RECORDS PROVIDED ▸
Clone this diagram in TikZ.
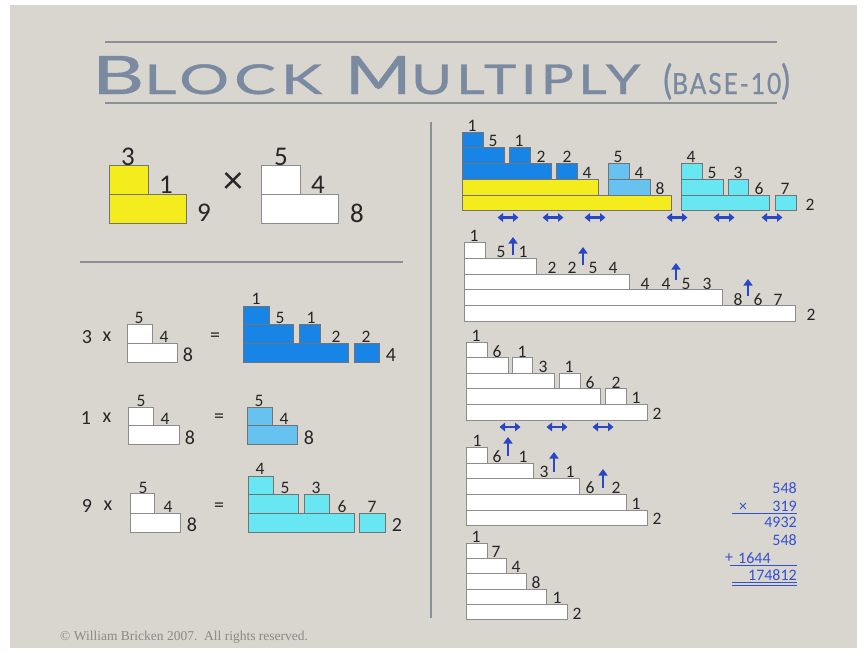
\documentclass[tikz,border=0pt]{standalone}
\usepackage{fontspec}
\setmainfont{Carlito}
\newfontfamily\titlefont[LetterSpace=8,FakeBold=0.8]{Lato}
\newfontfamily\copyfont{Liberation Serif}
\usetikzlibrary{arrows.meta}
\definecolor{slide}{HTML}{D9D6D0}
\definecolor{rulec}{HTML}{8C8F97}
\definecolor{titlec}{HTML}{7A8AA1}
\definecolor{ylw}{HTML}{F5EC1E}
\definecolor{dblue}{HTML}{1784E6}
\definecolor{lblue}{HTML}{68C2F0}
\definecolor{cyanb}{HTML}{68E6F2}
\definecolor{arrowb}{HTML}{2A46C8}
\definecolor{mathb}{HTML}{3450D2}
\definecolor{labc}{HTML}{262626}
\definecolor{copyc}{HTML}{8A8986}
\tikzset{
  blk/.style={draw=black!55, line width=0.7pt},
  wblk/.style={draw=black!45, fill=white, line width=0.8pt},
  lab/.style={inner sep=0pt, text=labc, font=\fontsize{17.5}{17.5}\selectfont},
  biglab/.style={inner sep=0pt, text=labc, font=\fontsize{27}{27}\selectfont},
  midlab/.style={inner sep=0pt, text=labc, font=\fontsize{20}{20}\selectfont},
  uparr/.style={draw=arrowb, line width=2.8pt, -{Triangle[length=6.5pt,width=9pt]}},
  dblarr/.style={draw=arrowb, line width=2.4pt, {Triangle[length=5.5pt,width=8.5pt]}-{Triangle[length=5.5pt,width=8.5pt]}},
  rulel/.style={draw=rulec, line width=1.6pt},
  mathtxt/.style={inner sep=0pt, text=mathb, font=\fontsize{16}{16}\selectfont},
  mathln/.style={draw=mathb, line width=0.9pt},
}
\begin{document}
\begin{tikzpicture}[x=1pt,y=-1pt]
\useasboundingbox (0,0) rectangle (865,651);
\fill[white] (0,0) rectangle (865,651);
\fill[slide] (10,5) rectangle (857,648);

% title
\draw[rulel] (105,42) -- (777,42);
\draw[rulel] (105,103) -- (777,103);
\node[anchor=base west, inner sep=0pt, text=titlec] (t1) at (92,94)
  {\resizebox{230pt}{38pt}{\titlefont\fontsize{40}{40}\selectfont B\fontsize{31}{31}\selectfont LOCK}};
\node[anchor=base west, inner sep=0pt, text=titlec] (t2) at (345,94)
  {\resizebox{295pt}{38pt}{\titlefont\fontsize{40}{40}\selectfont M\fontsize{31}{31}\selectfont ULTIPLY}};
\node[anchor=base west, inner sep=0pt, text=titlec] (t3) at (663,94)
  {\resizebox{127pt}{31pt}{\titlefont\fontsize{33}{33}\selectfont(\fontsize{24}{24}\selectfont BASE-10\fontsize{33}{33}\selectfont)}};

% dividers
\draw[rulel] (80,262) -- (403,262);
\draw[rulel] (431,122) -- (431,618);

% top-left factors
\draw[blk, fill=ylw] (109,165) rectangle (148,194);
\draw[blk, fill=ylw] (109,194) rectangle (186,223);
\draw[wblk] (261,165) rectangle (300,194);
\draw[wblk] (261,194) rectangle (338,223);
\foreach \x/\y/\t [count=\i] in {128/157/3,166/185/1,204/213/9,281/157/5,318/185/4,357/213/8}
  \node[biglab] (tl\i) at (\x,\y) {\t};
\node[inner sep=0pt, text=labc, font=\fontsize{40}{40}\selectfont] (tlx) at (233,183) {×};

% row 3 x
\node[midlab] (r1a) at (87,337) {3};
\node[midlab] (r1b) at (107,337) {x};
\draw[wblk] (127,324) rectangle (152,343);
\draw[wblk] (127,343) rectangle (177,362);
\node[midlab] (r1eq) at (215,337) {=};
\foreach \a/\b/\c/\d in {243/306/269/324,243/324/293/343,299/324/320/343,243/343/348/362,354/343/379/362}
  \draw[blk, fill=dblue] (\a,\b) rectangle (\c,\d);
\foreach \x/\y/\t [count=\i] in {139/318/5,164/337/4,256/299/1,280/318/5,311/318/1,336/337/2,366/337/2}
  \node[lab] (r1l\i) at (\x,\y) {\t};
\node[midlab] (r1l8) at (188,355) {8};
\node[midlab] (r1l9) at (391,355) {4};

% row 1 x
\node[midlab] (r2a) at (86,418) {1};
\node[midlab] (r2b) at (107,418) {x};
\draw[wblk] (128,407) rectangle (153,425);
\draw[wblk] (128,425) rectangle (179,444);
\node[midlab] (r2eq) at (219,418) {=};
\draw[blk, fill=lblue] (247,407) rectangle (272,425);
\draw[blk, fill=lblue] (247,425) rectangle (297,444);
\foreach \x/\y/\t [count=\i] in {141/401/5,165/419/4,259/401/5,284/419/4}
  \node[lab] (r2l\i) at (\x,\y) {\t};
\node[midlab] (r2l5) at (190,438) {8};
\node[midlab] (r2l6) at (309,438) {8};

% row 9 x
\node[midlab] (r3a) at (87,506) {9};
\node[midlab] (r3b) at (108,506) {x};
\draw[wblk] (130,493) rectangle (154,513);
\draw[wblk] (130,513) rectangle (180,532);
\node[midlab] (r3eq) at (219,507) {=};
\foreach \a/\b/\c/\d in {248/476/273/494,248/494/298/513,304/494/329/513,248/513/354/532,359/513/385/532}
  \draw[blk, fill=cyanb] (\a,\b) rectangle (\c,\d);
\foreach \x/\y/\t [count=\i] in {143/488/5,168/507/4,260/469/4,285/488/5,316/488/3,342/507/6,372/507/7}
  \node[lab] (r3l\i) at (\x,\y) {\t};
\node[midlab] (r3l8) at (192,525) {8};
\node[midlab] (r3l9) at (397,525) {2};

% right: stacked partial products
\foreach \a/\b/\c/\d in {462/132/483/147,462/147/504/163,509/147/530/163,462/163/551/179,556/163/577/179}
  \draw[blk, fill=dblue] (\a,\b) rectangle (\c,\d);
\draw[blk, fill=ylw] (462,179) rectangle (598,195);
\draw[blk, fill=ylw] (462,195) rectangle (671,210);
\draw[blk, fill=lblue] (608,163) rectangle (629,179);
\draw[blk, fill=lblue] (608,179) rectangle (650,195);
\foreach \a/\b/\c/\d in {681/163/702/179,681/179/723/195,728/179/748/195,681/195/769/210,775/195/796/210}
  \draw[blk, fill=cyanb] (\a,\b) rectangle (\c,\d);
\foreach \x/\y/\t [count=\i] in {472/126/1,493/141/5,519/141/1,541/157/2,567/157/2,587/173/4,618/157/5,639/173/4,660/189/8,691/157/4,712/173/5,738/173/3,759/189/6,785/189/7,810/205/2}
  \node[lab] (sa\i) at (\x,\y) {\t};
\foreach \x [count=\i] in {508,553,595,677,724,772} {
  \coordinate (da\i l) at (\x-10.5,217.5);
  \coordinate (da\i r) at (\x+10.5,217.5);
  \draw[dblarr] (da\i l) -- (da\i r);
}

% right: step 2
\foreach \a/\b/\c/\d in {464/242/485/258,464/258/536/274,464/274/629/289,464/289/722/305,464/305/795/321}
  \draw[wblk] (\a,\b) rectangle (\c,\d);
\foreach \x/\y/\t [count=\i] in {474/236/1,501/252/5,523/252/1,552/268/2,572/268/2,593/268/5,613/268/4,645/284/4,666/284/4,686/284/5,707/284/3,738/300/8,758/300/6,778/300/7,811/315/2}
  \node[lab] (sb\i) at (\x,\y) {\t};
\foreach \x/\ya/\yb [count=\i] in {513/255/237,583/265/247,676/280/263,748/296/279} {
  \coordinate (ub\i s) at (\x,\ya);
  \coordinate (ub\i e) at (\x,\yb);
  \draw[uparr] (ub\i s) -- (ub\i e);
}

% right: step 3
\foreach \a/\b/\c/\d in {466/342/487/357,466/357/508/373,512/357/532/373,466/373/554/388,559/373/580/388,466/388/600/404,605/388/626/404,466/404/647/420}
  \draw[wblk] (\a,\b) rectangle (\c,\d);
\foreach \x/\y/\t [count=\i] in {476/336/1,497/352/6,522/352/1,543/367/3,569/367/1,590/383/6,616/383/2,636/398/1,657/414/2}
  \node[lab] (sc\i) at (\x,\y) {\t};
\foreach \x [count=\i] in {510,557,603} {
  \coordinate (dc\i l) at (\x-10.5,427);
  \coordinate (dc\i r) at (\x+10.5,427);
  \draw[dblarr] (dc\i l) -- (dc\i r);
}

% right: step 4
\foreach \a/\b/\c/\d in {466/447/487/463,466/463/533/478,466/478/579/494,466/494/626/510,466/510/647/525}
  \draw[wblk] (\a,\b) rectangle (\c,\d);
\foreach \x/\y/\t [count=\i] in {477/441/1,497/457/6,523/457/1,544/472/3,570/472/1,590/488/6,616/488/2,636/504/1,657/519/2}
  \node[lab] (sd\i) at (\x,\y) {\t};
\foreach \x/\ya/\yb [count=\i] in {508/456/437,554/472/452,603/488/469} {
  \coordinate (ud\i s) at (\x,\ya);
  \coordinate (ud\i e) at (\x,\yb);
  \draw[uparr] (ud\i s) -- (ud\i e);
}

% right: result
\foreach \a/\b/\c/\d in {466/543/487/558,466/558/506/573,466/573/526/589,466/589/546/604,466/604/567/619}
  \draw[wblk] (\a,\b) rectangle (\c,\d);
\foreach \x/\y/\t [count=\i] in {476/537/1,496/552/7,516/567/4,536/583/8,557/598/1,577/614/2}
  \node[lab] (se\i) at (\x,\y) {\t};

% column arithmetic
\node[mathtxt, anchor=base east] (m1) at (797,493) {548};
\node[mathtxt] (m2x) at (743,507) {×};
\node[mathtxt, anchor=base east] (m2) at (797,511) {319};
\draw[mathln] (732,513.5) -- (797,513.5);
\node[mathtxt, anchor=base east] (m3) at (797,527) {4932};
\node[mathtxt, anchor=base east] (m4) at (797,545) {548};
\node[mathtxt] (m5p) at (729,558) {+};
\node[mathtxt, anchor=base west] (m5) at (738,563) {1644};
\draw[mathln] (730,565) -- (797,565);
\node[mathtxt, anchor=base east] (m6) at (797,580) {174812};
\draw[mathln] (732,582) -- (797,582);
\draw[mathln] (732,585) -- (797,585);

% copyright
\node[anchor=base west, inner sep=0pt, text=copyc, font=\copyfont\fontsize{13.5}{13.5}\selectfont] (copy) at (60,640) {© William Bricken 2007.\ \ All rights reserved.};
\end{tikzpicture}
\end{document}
* * *
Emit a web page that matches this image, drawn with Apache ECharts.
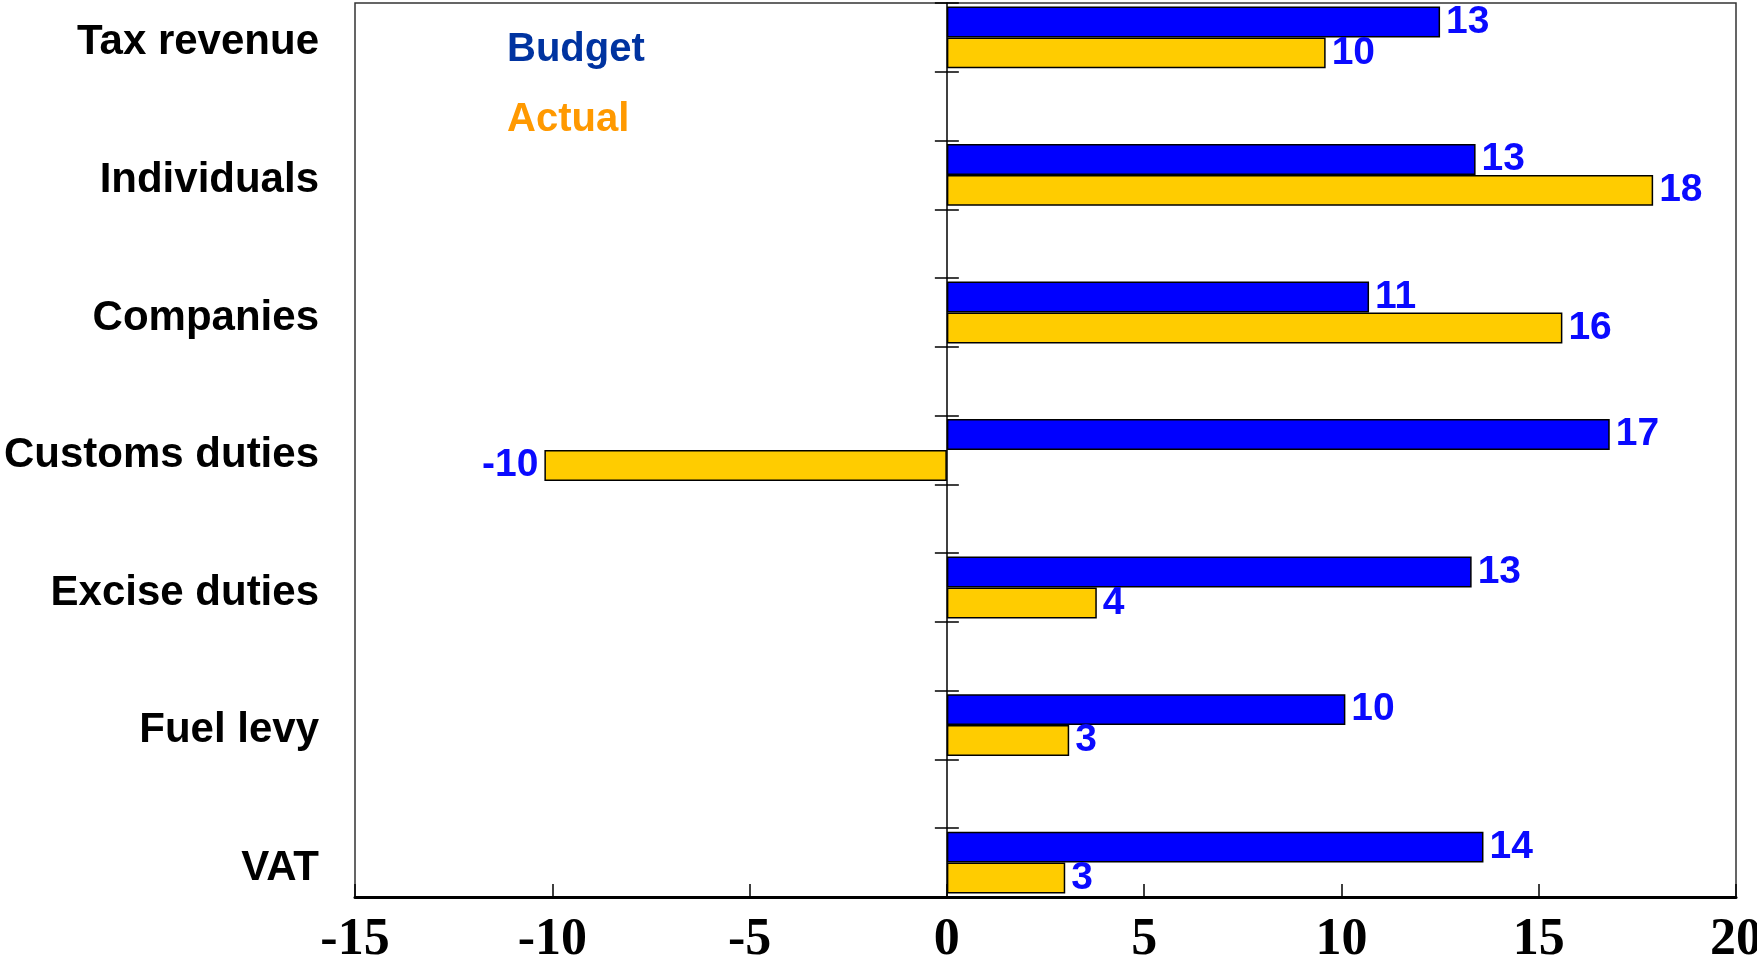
==
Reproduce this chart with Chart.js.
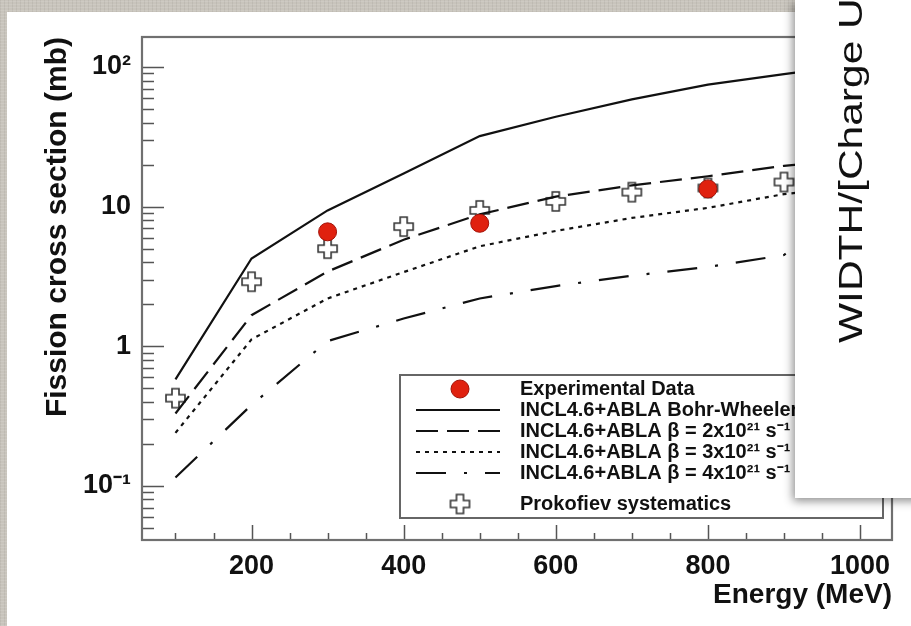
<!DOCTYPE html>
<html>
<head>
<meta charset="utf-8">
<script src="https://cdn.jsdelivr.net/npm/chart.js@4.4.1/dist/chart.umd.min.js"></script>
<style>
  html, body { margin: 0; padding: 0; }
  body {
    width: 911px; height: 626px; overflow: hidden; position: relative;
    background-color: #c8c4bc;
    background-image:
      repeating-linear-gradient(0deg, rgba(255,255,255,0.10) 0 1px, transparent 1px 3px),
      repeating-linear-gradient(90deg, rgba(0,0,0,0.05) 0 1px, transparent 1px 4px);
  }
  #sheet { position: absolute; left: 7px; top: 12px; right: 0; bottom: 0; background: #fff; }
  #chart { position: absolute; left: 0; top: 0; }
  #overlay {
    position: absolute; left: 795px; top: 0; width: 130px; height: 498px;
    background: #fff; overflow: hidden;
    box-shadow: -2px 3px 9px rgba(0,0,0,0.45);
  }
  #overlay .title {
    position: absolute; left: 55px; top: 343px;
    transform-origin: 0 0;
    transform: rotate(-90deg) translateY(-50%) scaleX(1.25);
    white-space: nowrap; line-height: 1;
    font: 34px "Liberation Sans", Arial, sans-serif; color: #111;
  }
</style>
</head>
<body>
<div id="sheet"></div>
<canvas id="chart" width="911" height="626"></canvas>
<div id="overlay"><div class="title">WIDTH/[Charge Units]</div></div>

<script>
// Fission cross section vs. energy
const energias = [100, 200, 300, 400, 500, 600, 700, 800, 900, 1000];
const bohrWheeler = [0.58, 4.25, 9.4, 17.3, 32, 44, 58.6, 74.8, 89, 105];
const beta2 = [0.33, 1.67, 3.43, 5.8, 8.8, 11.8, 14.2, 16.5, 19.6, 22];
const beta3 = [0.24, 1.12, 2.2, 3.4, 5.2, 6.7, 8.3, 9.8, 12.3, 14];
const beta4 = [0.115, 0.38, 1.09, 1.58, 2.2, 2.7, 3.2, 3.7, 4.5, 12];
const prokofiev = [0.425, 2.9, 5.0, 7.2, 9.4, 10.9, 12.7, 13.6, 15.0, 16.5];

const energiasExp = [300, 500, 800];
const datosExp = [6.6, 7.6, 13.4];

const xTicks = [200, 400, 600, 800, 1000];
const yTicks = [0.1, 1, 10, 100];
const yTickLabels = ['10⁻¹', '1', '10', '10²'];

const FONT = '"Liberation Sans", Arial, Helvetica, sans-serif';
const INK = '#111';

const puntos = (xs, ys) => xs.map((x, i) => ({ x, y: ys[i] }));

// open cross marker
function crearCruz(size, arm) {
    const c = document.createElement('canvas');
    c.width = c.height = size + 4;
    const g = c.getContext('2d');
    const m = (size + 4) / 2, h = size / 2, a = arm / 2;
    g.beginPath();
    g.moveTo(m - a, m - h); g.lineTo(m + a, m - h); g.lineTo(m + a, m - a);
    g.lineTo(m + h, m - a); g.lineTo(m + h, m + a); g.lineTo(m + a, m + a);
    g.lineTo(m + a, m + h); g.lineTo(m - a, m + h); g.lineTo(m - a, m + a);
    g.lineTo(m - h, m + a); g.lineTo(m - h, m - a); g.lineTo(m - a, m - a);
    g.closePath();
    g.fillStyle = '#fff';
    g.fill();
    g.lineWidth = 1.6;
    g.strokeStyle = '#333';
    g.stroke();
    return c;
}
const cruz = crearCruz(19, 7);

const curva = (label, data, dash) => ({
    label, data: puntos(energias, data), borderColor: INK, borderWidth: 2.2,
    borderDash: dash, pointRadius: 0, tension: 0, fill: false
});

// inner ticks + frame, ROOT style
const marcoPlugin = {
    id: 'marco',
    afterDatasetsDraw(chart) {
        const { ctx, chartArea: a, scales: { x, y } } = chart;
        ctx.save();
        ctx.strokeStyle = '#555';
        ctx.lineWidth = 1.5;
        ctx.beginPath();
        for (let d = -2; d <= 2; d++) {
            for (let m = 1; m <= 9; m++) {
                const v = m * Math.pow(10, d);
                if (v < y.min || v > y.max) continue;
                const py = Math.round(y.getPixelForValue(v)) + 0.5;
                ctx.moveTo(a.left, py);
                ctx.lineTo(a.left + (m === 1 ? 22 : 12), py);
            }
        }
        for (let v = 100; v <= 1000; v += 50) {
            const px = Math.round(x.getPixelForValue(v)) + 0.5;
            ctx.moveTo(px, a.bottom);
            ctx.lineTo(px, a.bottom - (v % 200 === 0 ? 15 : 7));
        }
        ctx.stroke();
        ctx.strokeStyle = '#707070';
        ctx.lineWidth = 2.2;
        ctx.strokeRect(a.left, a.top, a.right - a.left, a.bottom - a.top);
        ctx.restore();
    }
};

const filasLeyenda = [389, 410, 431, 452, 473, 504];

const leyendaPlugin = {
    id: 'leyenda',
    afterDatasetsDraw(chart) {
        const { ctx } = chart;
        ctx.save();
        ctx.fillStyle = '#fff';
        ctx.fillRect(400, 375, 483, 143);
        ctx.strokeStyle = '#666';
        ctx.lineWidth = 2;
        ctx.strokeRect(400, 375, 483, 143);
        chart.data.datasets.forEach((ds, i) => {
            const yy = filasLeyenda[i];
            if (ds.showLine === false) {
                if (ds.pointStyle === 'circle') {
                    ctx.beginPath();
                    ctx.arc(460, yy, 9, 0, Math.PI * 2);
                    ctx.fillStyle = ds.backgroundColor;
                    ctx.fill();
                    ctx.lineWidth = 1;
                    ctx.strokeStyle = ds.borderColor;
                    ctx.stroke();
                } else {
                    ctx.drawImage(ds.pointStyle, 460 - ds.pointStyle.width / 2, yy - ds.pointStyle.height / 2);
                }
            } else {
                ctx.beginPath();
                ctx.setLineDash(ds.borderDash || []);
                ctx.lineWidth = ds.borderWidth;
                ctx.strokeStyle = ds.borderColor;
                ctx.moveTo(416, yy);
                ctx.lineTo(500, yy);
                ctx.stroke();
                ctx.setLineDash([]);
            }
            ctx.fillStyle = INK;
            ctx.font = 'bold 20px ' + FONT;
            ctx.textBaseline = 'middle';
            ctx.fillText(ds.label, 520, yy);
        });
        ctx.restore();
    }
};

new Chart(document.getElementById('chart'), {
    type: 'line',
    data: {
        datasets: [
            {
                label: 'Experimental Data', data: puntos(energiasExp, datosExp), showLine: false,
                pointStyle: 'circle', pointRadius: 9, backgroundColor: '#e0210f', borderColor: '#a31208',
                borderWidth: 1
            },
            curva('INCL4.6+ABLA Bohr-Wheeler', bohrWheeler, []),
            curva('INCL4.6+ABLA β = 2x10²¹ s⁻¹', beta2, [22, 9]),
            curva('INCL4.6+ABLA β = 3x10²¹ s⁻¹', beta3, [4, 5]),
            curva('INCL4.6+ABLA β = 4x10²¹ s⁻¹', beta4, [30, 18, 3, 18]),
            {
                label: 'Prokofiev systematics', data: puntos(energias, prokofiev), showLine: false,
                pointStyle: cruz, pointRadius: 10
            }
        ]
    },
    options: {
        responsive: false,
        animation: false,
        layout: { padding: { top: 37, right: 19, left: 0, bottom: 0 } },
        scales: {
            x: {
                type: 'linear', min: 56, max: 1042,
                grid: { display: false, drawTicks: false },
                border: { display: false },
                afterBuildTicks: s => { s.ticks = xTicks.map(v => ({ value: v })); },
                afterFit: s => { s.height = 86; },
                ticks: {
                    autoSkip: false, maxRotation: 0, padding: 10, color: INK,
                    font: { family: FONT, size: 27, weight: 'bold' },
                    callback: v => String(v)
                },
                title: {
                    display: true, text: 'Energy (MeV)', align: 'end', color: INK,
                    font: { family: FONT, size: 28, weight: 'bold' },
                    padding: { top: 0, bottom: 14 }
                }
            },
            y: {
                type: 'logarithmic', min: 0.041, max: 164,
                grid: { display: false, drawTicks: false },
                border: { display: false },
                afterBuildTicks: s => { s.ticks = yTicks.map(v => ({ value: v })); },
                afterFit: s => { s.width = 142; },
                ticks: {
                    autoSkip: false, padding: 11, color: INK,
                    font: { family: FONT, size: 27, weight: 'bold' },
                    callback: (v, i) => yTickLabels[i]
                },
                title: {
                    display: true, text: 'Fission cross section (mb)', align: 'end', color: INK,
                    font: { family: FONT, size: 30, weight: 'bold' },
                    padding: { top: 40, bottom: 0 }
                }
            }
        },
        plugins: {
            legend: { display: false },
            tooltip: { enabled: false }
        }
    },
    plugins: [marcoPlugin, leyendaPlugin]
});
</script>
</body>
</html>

WORK REQUIRED ▸ For the material above, give again only the lines starting at the line that contains "Clone this diagram in TikZ." and ending at the line that contains "(10,5) rectangle (857,648);". Pictures do not belong in the copy.

SOLUTION BELOW ▸
Clone this diagram in TikZ.
\documentclass[tikz,border=0pt]{standalone}
\usepackage{fontspec}
\setmainfont{Carlito}
\newfontfamily\titlefont[LetterSpace=8,FakeBold=0.8]{Lato}
\newfontfamily\copyfont{Liberation Serif}
\usetikzlibrary{arrows.meta}
\definecolor{slide}{HTML}{D9D6D0}
\definecolor{rulec}{HTML}{8C8F97}
\definecolor{titlec}{HTML}{7A8AA1}
\definecolor{ylw}{HTML}{F5EC1E}
\definecolor{dblue}{HTML}{1784E6}
\definecolor{lblue}{HTML}{68C2F0}
\definecolor{cyanb}{HTML}{68E6F2}
\definecolor{arrowb}{HTML}{2A46C8}
\definecolor{mathb}{HTML}{3450D2}
\definecolor{labc}{HTML}{262626}
\definecolor{copyc}{HTML}{8A8986}
\tikzset{
  blk/.style={draw=black!55, line width=0.7pt},
  wblk/.style={draw=black!45, fill=white, line width=0.8pt},
  lab/.style={inner sep=0pt, text=labc, font=\fontsize{17.5}{17.5}\selectfont},
  biglab/.style={inner sep=0pt, text=labc, font=\fontsize{27}{27}\selectfont},
  midlab/.style={inner sep=0pt, text=labc, font=\fontsize{20}{20}\selectfont},
  uparr/.style={draw=arrowb, line width=2.8pt, -{Triangle[length=6.5pt,width=9pt]}},
  dblarr/.style={draw=arrowb, line width=2.4pt, {Triangle[length=5.5pt,width=8.5pt]}-{Triangle[length=5.5pt,width=8.5pt]}},
  rulel/.style={draw=rulec, line width=1.6pt},
  mathtxt/.style={inner sep=0pt, text=mathb, font=\fontsize{16}{16}\selectfont},
  mathln/.style={draw=mathb, line width=0.9pt},
}
\begin{document}
\begin{tikzpicture}[x=1pt,y=-1pt]
\useasboundingbox (0,0) rectangle (865,651);
\fill[white] (0,0) rectangle (865,651);
\fill[slide] (10,5) rectangle (857,648);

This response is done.